Ustalenia „Polityki”. Roszady w kancelarii Dudy na finiszu kadencji. Fatalnego wrażenia nie zatrą
Tuż przed ogłoszeniem znaczących zmian w Kancelarii Prezydenta szef jego gabinetu Marcin Mastalerek stwierdził w radiu, że „to bardzo dobry moment, właśnie ta końcówka, żeby pokazać i udowodnić, że prezydent ma plan, wie, co robi, i daje szansę ludziom, którzy chcą ciężko pracować”. To niebywałe, że jeden z najbliższych współpracowników Andrzeja Dudy tak publicznie ośmiesza głowę państwa. Zabrzmiało, jakby przez całą kadencję prezydent nie miał planu i nie wiedział, co robi. Kilka miesięcy przed wyprowadzką z Pałacu to trochę za późno, aby udowadniać, że jest inaczej.
Siewiera zdezerterował z BBN
Wydaje się, że najważniejsze są zmiany w Biurze Bezpieczeństwa Narodowego. Jego dotychczasowy szef Jacek Siewiera zrezygnował ze stanowiska, a oficjalny powód jest taki, że wyjeżdża na stypendium do Oxfordu. Niektórzy podają, że prawdziwą przyczyną jest wojna, w jaką wdał się z szefową kancelarii Małgorzatą Paprocką. Według naszych źródeł nie ma to wiele wspólnego z prawdą. – Ona nie angażuje się w obszar BBN, a o tych jej rzekomych konfliktach lubi rozpowiadać Marcin Mastalerek – mówi osoba dobrze zorientowana w pałacowych układach. – Marcin próbuje ją zdyskredytować, bo wie, że Duda ma o niej dobre zdanie i liczy się z nią. Mastalerek chce mieć w kancelarii wyłączność na dobre relacje z prezydentem i wpływ na jego decyzje.

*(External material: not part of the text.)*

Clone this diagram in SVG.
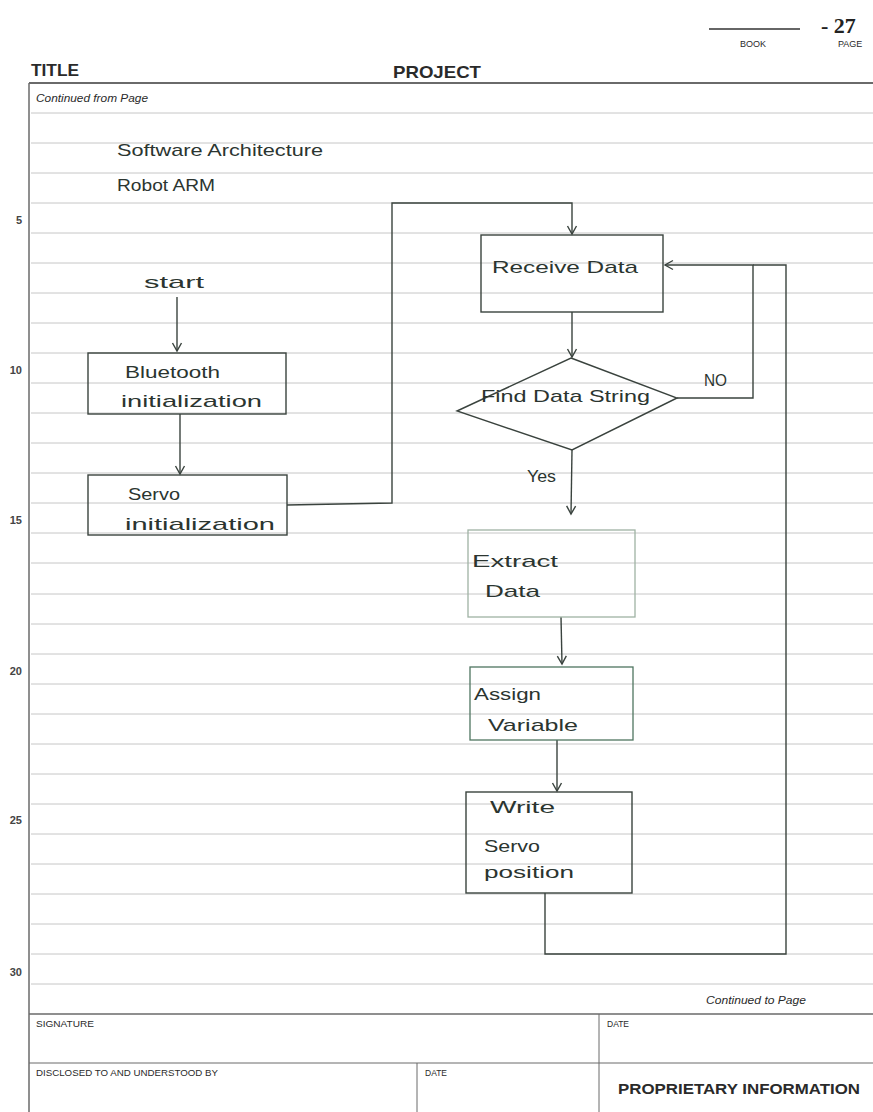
<svg xmlns="http://www.w3.org/2000/svg" width="873" height="1112" viewBox="0 0 873 1112">
  <defs>
    <style>
      .rule { stroke: #c6c6c6; stroke-width: 1; fill: none; }
      .frame { stroke: #6a6a6a; fill: none; }
      .form { font-family: "Liberation Sans", Arial, sans-serif; fill: #2a2a2a; }
      .num { font-family: "Liberation Sans", Arial, sans-serif; font-size: 11px; fill: #444; text-anchor: end; font-weight: bold; }
      .hand { font-family: "Liberation Sans", Arial, sans-serif; font-size: 17px; fill: #2b3530; }
      .box { fill: none; stroke: #3a433e; stroke-width: 1.4; }
      .conn { fill: none; stroke: #3a433e; stroke-width: 1.4; }
    </style>
    <marker id="arr" viewBox="-10 -6 12 12" refX="0" refY="0" markerWidth="12" markerHeight="12" markerUnits="userSpaceOnUse" orient="auto">
      <path d="M-8,-4.5 L0,0 L-8,4.5" fill="none" stroke="#3a433e" stroke-width="1.4"/>
    </marker>
  </defs>

  <rect x="0" y="0" width="873" height="1112" fill="#ffffff"/>

  <!-- paper: header -->
  <g id="header">
    <line x1="709" y1="29" x2="800" y2="29" stroke="#333" stroke-width="1.5"/>
    <text x="821" y="33" font-family="Liberation Serif, serif" font-size="22" font-weight="bold" fill="#222">- 27</text>
    <text x="740" y="47" class="form" font-size="9">BOOK</text>
    <text x="838" y="47" class="form" font-size="9">PAGE</text>
    <text x="31" y="76" class="form" font-size="16" font-weight="bold" textLength="48" lengthAdjust="spacingAndGlyphs">TITLE</text>
    <text x="393" y="78" class="form" font-size="17" font-weight="bold" textLength="88" lengthAdjust="spacingAndGlyphs">PROJECT</text>
    <text x="36" y="102" class="form" font-size="10" font-style="italic" textLength="112" lengthAdjust="spacingAndGlyphs">Continued from Page</text>
  </g>

  <!-- ruled lines -->
  <path class="rule" d="M31 113H873 M31 143H873 M31 173H873 M31 203H873 M31 233H873 M31 263H873 M31 293H873 M31 323H873 M31 353H873 M31 383H873 M31 413H873 M31 443H873 M31 473H873 M31 503H873 M31 533H873 M31 563H873 M31 594H873 M31 624H873 M31 654H873 M31 684H873 M31 714H873 M31 744H873 M31 774H873 M31 804H873 M31 834H873 M31 864H873 M31 894H873 M31 924H873 M31 954H873 M31 984H873"/>

  <!-- frame -->
  <line class="frame" x1="29" y1="83" x2="873" y2="83" stroke-width="2"/>
  <line class="frame" x1="29" y1="83" x2="29" y2="1112" stroke-width="1.5"/>
  <line class="frame" x1="29" y1="1014" x2="873" y2="1014" stroke-width="1.3"/>
  <line class="frame" x1="29" y1="1063" x2="873" y2="1063" stroke-width="1"/>
  <line class="frame" x1="599" y1="1014" x2="599" y2="1112" stroke-width="1"/>
  <line class="frame" x1="417" y1="1063" x2="417" y2="1112" stroke-width="1"/>

  <!-- row numbers -->
  <g id="row-numbers">
    <text class="num" x="22" y="224">5</text>
    <text class="num" x="22" y="374">10</text>
    <text class="num" x="22" y="524">15</text>
    <text class="num" x="22" y="675">20</text>
    <text class="num" x="22" y="824">25</text>
    <text class="num" x="22" y="976">30</text>
  </g>

  <!-- footer -->
  <g id="footer">
    <text x="706" y="1004" class="form" font-size="10" font-style="italic" textLength="100" lengthAdjust="spacingAndGlyphs">Continued to Page</text>
    <text x="36" y="1027" class="form" font-size="8.5" textLength="58" lengthAdjust="spacingAndGlyphs">SIGNATURE</text>
    <text x="607" y="1027" class="form" font-size="8.5">DATE</text>
    <text x="36" y="1076" class="form" font-size="8.5" textLength="182" lengthAdjust="spacingAndGlyphs">DISCLOSED TO AND UNDERSTOOD BY</text>
    <text x="425" y="1076" class="form" font-size="8.5">DATE</text>
    <text x="618" y="1094" class="form" font-size="15" font-weight="bold" textLength="242" lengthAdjust="spacingAndGlyphs">PROPRIETARY INFORMATION</text>
  </g>

  <!-- headings -->
  <g id="heading">
    <text class="hand" x="117" y="156" font-size="19" textLength="206" lengthAdjust="spacingAndGlyphs">Software Architecture</text>
    <text class="hand" x="117" y="191" font-size="19" textLength="98" lengthAdjust="spacingAndGlyphs">Robot ARM</text>
  </g>

  <!-- connectors -->
  <g id="connectors">
    <line class="conn" x1="177" y1="297" x2="177" y2="351" marker-end="url(#arr)"/>
    <line class="conn" x1="180" y1="414" x2="180" y2="474" marker-end="url(#arr)"/>
    <polyline class="conn" points="287,505 392,503 392,203 572,203 572,234" marker-end="url(#arr)"/>
    <line class="conn" x1="572" y1="312" x2="572" y2="357" marker-end="url(#arr)"/>
    <polyline class="conn" points="677,398 753,398 753,265 665,265" marker-end="url(#arr)"/>
    <polyline class="conn" points="545,893 545,954 786,954 786,265 753,265"/>
    <line class="conn" x1="572" y1="450" x2="571" y2="514" marker-end="url(#arr)"/>
    <line class="conn" x1="561" y1="617" x2="562" y2="664" stroke="#557a62" marker-end="url(#arr)"/>
    <line class="conn" x1="557" y1="740" x2="557" y2="791" marker-end="url(#arr)"/>
    <text class="hand" x="704" y="386" font-size="14" textLength="23" lengthAdjust="spacingAndGlyphs">NO</text>
    <text class="hand" x="527" y="482" font-size="14" textLength="29" lengthAdjust="spacingAndGlyphs">Yes</text>
  </g>

  <!-- nodes -->
  <g id="start">
    <text class="hand" x="144" y="288" font-size="18" textLength="60" lengthAdjust="spacingAndGlyphs">start</text>
  </g>

  <g id="bluetooth-init">
    <rect class="box" x="88" y="353" width="198" height="61"/>
    <text class="hand" x="125" y="378" textLength="95" lengthAdjust="spacingAndGlyphs">Bluetooth</text>
    <text class="hand" x="121" y="407" textLength="141" lengthAdjust="spacingAndGlyphs">initialization</text>
  </g>

  <g id="servo-init">
    <rect class="box" x="88" y="475" width="199" height="60"/>
    <text class="hand" x="128" y="500" textLength="52" lengthAdjust="spacingAndGlyphs">Servo</text>
    <text class="hand" x="125" y="530" textLength="150" lengthAdjust="spacingAndGlyphs">initialization</text>
  </g>

  <g id="receive-data">
    <rect class="box" x="481" y="235" width="182" height="77"/>
    <text class="hand" x="492" y="273" textLength="146" lengthAdjust="spacingAndGlyphs">Receive Data</text>
  </g>

  <g id="find-data-string">
    <polygon class="box" points="571,358 677,398 572,450 457,411"/>
    <text class="hand" x="481" y="402" textLength="169" lengthAdjust="spacingAndGlyphs">Find Data String</text>
  </g>

  <g id="extract-data">
    <rect x="468" y="530" width="167" height="87" fill="none" stroke="#9fb2a4" stroke-width="1.3"/>
    <text class="hand" x="472" y="567" fill="#9aad9f" textLength="86" lengthAdjust="spacingAndGlyphs">Extract</text>
    <text class="hand" x="485" y="597" fill="#9aad9f" textLength="55" lengthAdjust="spacingAndGlyphs">Data</text>
  </g>

  <g id="assign-variable">
    <rect x="470" y="667" width="163" height="73" fill="none" stroke="#4f7560" stroke-width="1.3"/>
    <text class="hand" x="474" y="700" fill="#3f6650" textLength="67" lengthAdjust="spacingAndGlyphs">Assign</text>
    <text class="hand" x="488" y="731" fill="#3f6650" textLength="90" lengthAdjust="spacingAndGlyphs">Variable</text>
  </g>

  <g id="write-servo">
    <rect class="box" x="466" y="792" width="166" height="101"/>
    <text class="hand" x="490" y="813" textLength="65" lengthAdjust="spacingAndGlyphs">Write</text>
    <text class="hand" x="484" y="852" textLength="56" lengthAdjust="spacingAndGlyphs">Servo</text>
    <text class="hand" x="484" y="878" textLength="90" lengthAdjust="spacingAndGlyphs">position</text>
  </g>
</svg>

Wiele spraw złożyło się na decyzję Siewiery, ale nie chodziło o wyjazd na stypendium. Podobno sam uznał, że robi to dla własnej kariery, a jest człowiekiem, dla którego stopnie wojskowe i tytuły, zresztą zdobywane dość zaskakująco szybko, mają wielkie znaczenie.